The genetic, molecular, and cellular analysis of autoinflammatory and immunodeficiency disorders contributes to our understanding of human immunity and leads to the development of targeted therapies. Oligoadenylate synthase 1 (OAS1) is an intracellular double-stranded RNA sensor that generates the second messenger 2'-5'-oligoadenylate to activate RNaseL as a means of antiviral defense. We analyzed four unrelated patients with a polymorphic syndrome of fever, dermatitis, pulmonary alveolar proteinosis, inflammatory bowel disease, and hypogammaglobulinemia.
We performed exome and transcriptome sequencing, RNA and protein biochemistry, heterologous and autologous molecular and cellular functional analyses, cellular and serologic immune phenotyping, and allogeneic hematopoietic stem cell transplantation.
We found three de novoheterozygous OAS1variants in four unrelated patients.
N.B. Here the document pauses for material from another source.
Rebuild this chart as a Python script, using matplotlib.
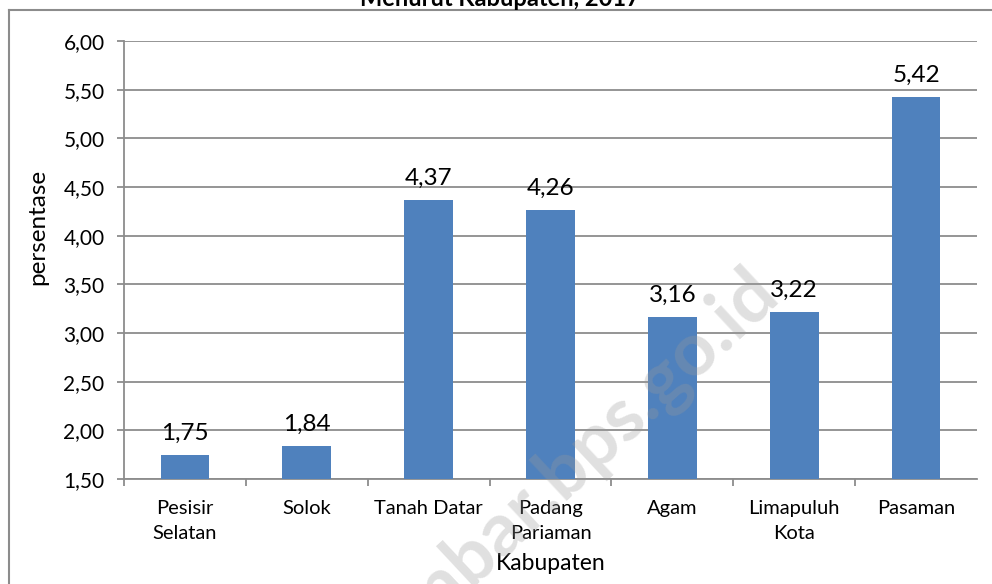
import matplotlib
matplotlib.use("Agg")
import matplotlib.pyplot as plt
from matplotlib.lines import Line2D

categories = ["Pesisir\nSelatan", "Solok", "Tanah Datar", "Padang\nPariaman", "Agam", "Limapuluh\nKota", "Pasaman"]
values = [1.75, 1.84, 4.37, 4.26, 3.16, 3.22, 5.42]
value_labels = ["1,75", "1,84", "4,37", "4,26", "3,16", "3,22", "5,42"]
yticks = [1.5, 2.0, 2.5, 3.0, 3.5, 4.0, 4.5, 5.0, 5.5, 6.0]
ytick_labels = ["1,50", "2,00", "2,50", "3,00", "3,50", "4,00", "4,50", "5,00", "5,50", "6,00"]
title = "Menurut Kabupaten, 2017"

plt.rcParams['font.family'] = ['Lato', 'DejaVu Sans']
W, H = 992, 584
fig = plt.figure(figsize=(W/100, H/100), dpi=100)

def px(x0, y0, x1, y1):
    return [x0/W, 1 - y1/H, (x1-x0)/W, (y1-y0)/H]

ax = fig.add_axes(px(124, 41, 977, 479))
grey = "#8c8c8c"
x = list(range(len(categories)))
ax.bar(x, values, width=0.40, color="#4F81BD", zorder=3)
ax.set_xlim(-0.5, len(categories)-0.5)
ax.set_ylim(1.5, 6.0)
ax.set_yticks(yticks)
ax.set_yticklabels(ytick_labels, fontsize=15)
ax.yaxis.grid(True, color=grey, linewidth=1.3, zorder=0)
ax.set_axisbelow(True)
for s in ["top", "right"]:
    ax.spines[s].set_visible(False)
for s in ["left", "bottom"]:
    ax.spines[s].set_color(grey)
    ax.spines[s].set_linewidth(1.3)
ax.tick_params(axis='y', length=5, width=1.3, color=grey, pad=9)
ax.set_xticks([i + 0.5 for i in range(len(categories)-1)] + [-0.5])
ax.tick_params(axis='x', which='major', length=5, width=1.3, color=grey, labelbottom=False)
ax.set_xticks(x, minor=True)
ax.set_xticklabels(categories, minor=True, fontsize=14.5, linespacing=1.55)
ax.tick_params(axis='x', which='minor', length=0, pad=15)

for xi, v, lab in zip(x, values, value_labels):
    ax.annotate(lab, (xi, v), xytext=(0, 8), textcoords="offset points",
                ha="center", va="bottom", fontsize=17.5)

ax.set_ylabel("persentase", fontsize=17.5)
ax.yaxis.set_label_coords(-0.089, 0.575)
ax.set_xlabel("Kabupaten", fontsize=16.5)
ax.xaxis.set_label_coords(0.5, -0.168)

# figure frame (partially visible)
fig.add_artist(Line2D([9/W, 1], [1-10/H, 1-10/H], color=grey, linewidth=1.5, transform=fig.transFigure))
fig.add_artist(Line2D([9/W, 9/W], [1-10/H, 0], color=grey, linewidth=1.5, transform=fig.transFigure))

# title, cropped at top
fig.text(500/W, 1-6/H, title, ha="center", va="baseline", fontsize=17, fontweight="bold")

# watermark
fig.text(562/W, 1-476/H, "sumbar.bps.go.id", rotation=43, ha="center", va="center",
         rotation_mode="anchor", fontsize=54, fontweight="bold", color="#9a9a9a", alpha=0.30, zorder=10)

fig.savefig("out.png", dpi=100)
Variant OAS1 proteins showed double-stranded RNA-independent increased in vitro enzyme activity. They constitutively activated RNaseL resulting in increased RNA cleavage in a heterologous cell system as well as in primary monocytes and B cells. This lead to an increased interferon response, spontaneous monocyte and B cell apoptosis, impaired monocyte and B cell differentiation and function, and impaired cellular co-stimulation towards T cells. Allogeneic hematopoietic stem cell transplantation corrected the otherwise lethal phenotype.
Heterozygous OAS1 gain-of-function variants cause a polymorphic autoinflammatory and immunodeficiency syndrome that can be cured by allogeneic hematopoietic stem cell transplantation. OAS1 emerges as a critical regulator of monocyte and B cell human biology.